_EXERCISE_:
Using the data below, output the first line and every line after it up to and including the line containing "plt.rcParams['font.family'] = ['Liberation", exactly as written and with nothing added.
_ _ _ _
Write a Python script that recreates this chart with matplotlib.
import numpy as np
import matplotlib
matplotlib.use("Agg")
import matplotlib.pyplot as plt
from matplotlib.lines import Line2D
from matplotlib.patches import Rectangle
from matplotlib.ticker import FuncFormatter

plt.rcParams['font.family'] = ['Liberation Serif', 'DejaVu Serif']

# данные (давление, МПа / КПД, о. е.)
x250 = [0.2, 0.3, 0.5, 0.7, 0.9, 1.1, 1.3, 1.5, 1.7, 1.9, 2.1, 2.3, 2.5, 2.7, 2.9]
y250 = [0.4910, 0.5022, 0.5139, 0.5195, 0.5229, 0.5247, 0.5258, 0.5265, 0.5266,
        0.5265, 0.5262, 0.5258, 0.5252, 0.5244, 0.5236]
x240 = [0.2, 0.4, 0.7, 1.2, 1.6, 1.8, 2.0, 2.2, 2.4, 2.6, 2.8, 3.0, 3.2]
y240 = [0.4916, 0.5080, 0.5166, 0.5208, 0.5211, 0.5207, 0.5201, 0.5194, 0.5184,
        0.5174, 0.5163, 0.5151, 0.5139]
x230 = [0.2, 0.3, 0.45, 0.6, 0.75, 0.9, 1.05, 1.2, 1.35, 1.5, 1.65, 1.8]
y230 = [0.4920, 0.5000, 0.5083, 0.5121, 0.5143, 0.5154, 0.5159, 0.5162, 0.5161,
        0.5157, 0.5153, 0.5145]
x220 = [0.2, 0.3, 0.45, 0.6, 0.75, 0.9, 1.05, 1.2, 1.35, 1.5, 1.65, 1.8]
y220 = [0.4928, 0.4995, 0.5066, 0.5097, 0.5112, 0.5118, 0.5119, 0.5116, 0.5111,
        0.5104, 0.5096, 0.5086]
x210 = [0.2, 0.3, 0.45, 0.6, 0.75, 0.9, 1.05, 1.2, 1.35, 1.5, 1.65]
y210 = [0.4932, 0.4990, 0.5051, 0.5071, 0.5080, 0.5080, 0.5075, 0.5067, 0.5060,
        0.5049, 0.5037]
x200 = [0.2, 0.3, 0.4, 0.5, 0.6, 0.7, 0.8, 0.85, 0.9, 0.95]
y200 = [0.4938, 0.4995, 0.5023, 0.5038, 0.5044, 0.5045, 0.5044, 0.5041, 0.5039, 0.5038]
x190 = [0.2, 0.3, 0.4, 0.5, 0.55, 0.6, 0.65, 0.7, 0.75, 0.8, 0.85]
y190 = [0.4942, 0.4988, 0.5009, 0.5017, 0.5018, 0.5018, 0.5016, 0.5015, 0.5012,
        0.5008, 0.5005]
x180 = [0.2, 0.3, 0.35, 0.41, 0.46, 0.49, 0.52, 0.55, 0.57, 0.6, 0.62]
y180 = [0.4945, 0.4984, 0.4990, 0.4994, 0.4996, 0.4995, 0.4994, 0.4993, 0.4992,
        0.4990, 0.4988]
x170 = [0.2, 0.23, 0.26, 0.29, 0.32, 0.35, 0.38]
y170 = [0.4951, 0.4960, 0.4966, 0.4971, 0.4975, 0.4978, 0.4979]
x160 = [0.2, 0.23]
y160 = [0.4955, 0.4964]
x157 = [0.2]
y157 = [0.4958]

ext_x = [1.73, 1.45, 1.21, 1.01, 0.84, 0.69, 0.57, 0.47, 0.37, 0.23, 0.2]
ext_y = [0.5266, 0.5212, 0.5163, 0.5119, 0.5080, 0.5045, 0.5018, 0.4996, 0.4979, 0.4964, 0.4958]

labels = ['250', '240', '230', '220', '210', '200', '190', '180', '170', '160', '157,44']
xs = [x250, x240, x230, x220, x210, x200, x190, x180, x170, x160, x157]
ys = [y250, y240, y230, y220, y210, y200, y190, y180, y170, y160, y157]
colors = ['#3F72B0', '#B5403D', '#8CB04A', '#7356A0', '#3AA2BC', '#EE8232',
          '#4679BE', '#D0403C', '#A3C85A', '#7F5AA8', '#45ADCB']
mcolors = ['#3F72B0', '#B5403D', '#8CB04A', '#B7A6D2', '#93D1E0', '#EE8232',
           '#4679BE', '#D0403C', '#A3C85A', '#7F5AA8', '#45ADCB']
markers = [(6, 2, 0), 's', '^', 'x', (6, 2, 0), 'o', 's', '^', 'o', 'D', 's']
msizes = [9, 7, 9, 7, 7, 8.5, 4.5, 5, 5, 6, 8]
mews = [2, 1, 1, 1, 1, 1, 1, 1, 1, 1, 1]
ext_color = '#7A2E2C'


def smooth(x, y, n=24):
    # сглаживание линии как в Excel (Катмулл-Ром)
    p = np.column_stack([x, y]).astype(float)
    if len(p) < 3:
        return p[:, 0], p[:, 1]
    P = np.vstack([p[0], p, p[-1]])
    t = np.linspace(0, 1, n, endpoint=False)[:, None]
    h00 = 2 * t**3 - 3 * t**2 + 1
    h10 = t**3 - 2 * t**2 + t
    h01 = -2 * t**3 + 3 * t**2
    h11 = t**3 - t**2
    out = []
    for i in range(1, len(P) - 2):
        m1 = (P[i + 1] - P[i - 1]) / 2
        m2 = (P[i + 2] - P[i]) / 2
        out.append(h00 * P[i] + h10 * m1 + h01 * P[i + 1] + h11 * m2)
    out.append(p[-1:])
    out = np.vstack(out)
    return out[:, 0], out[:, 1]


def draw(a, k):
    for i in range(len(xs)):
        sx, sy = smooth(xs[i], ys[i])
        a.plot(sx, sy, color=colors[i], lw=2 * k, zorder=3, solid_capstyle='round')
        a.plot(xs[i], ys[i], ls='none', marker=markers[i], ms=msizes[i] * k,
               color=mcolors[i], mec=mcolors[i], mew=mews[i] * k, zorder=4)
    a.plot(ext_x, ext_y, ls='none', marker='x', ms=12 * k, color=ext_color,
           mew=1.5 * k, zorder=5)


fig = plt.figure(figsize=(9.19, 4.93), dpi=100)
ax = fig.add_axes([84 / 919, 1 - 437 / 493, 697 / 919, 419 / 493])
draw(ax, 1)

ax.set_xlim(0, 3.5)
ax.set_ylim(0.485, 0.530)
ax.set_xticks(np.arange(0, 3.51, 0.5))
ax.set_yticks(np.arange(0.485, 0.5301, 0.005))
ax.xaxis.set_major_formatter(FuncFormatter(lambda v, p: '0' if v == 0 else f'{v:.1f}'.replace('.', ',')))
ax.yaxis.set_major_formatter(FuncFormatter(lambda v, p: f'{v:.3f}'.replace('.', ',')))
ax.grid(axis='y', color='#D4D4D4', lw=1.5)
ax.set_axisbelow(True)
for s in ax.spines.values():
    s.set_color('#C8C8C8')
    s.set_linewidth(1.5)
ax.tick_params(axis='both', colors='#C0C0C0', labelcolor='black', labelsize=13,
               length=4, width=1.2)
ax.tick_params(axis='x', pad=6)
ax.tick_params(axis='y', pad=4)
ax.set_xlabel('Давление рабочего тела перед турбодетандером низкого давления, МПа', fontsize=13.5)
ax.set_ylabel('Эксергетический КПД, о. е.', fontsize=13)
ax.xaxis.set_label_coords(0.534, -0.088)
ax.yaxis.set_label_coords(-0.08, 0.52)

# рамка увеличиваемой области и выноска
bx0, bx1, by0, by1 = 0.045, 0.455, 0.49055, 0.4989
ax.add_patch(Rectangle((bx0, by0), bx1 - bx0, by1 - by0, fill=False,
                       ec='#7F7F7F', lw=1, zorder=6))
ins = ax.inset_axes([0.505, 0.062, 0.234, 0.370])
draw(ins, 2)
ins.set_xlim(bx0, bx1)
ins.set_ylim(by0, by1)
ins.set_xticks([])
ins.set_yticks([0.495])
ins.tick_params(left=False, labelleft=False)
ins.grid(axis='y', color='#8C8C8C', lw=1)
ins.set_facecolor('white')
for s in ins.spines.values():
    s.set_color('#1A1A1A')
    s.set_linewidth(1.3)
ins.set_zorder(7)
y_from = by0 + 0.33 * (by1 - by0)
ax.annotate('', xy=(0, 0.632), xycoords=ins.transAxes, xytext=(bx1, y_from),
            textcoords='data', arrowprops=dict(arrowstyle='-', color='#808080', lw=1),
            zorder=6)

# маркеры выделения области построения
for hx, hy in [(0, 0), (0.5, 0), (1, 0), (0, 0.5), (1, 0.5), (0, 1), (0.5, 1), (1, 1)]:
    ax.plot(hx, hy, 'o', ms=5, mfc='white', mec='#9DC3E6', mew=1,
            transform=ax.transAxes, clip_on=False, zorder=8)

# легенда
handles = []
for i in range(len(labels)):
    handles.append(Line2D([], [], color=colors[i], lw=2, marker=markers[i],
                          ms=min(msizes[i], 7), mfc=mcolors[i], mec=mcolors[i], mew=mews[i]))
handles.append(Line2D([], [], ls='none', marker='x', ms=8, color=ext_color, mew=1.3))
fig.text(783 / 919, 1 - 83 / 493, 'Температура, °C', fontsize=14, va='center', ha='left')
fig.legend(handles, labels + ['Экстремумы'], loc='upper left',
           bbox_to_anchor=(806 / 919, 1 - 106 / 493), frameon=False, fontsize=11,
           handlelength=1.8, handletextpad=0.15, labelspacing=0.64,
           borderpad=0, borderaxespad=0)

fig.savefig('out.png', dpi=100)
_ _ _ _
_TASK RESULT_:
Write a Python script that recreates this chart with matplotlib.
import numpy as np
import matplotlib
matplotlib.use("Agg")
import matplotlib.pyplot as plt
from matplotlib.lines import Line2D
from matplotlib.patches import Rectangle
from matplotlib.ticker import FuncFormatter

plt.rcParams['font.family'] = ['Liberation Serif', 'DejaVu Serif']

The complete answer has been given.